白老町東町の「カメラ撮影のむらかみ」の社長村上和義さん(82)が、49歳から水彩などで描いてきたスケッチが、24日までに1万枚に達した。愛用してきた1冊20ページのスケッチブックは501冊目に入った。描き終えた作品は2階の撮影スタジオに続く「階段ギャラリー」にずらりと並べており、「1万枚は目標でなく、マイペースに続けてきた結果。これからも好きに描いていくだけ」と穏やかに語る。作品の一部は9月1日に町内で開幕する芸術祭でも展示される。
村上さんは、町内で明治時代から続いていた老舗食料品店で、5人きょうだいの次男として生まれた。幼少期は、栃木県から白老町に疎開して3年間を過ごした版画家川上澄生(1895~1972年)の家によく遊びに行き、芸術への憧れを強くした。中学3年の時には、教諭の紹介で苫小牧市の画壇を先導した画家遠藤ミマン(13~2004年)のアトリエを訪ね、以来、生涯にわたり親交を深めた。苫小牧東高校では美術部で活動し、美術教諭を志望するようになったが、2年の時に父の親造さんが42歳で他界。大学進学を諦め家業を手伝い始めた。
妹も店の経営に携わるようになると「写真で身を立てよう」と、母の許しを得て1968年にカメラ店を創業。写真の撮影は構図や空間の感じ方で絵画に通じる部分があり、魅力を感じてのことだった。

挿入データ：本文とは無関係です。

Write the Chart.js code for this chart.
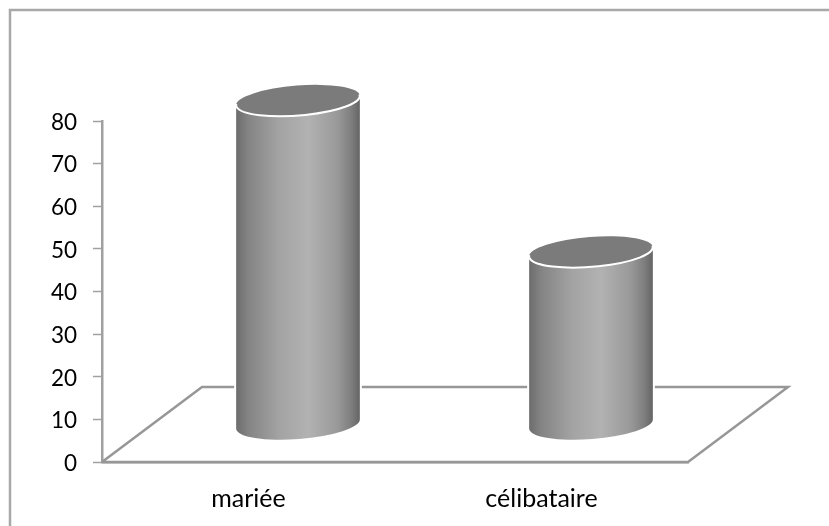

その後は仕事に追われて絵画から遠ざかっていたが、「好きだから楽しもう。下手でも続けよう」と、50歳になる年の1990年1月から仕事の合間に絵筆を取り始めた。記念すべき第1作は、1月5日に完成させた籠に入ったミカン。スケッチブックを手に遠藤さん宅を訪ねると「また描き始めたのか、頑張れ」と激励され、ますます絵筆が乗ったという。描き直しをしないよう鉛筆は使わず、画材にはペンや水彩絵の具、色鉛筆、クレヨンなどを使用。画題には、花や葉、果実、人形など身近にあるものを取り上げてきた。
1万枚目のスケッチの奥付は8月16日。描き始めて33年7カ月と12日目となった。日に8枚描く日もあれば2日に1枚という日もあるが「マイペースで描きたいときに描くのがいい」と笑う。
9月1日に開幕する芸術祭「ルーツ&アーツしらおい―白老文化芸術共創」では、町内で開く幼児向け絵画教室で使っている「村上かん」の名でスケッチブック250冊(5000枚)を入れ替えながら展示する予定。次男で白老商業振興会理事長を務める英明さん(54)は「続けることの素晴らしさに接し、『かん』無量。本当におめでとう」とエールを送った。